There is no evidence in the record regarding Ms. Di Giorgio’s compliance
with tax laws after 2007, so this factor is neutral.

                    g.     Physical and Mental Health

       If the requesting spouse was physically or mentally ill when she
signed the joint return, this factor weighs in favor of relief. If not, this
factor is neutral. Ms. Di Giorgio did not have any mental or physical
health problems when she signed the returns, so this factor is neutral.

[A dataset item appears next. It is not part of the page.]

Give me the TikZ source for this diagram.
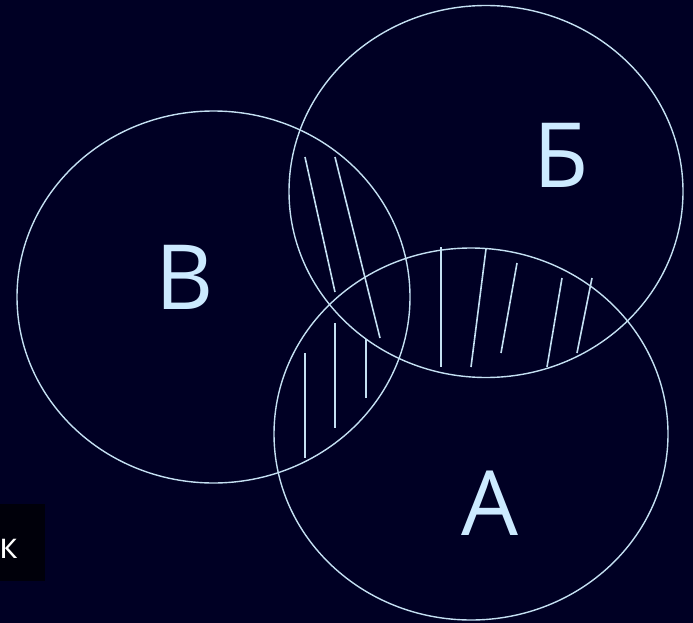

                    h.     Inequity Conclusion

      Of the factors above, three weigh in favor of relief, and four are
neutral. She lacked knowledge of Mr. Di Giorgio’s fraudulent reporting
and unreported income, she has been living apart from him since 2019
and is divorcing him, and paying the liabilities would be a significant
economic hardship for her. Given the circumstances, it would be
inequitable to deny her relief.

      C.     Conclusion as to Innocent Spouse Relief

       Ms. Di Giorgio is entitled to innocent spouse relief for 2007
because she has demonstrated that she satisfies the requirements of
section 6015(b).

V.    Conclusion

      Mr. Di Giorgio failed to prove any error in any of the
Commissioner’s determinations beyond the concessions already made by
the Commissioner. The Commissioner proved by clear and convincing
evidence that those underpayments were attributable to fraud. Ms.
Di Giorgio is entitled to innocent spouse relief under section 6015 for
2007. Accordingly, Mr. Di Giorgio is solely liable for an income tax
                                   37

[*37] deficiency, a section 6651(a)(1) addition to tax, and a section 6663
penalty for each year in issue.

      To reflect the foregoing and the parties’ concessions,

      Decisions will be entered under Rule 155.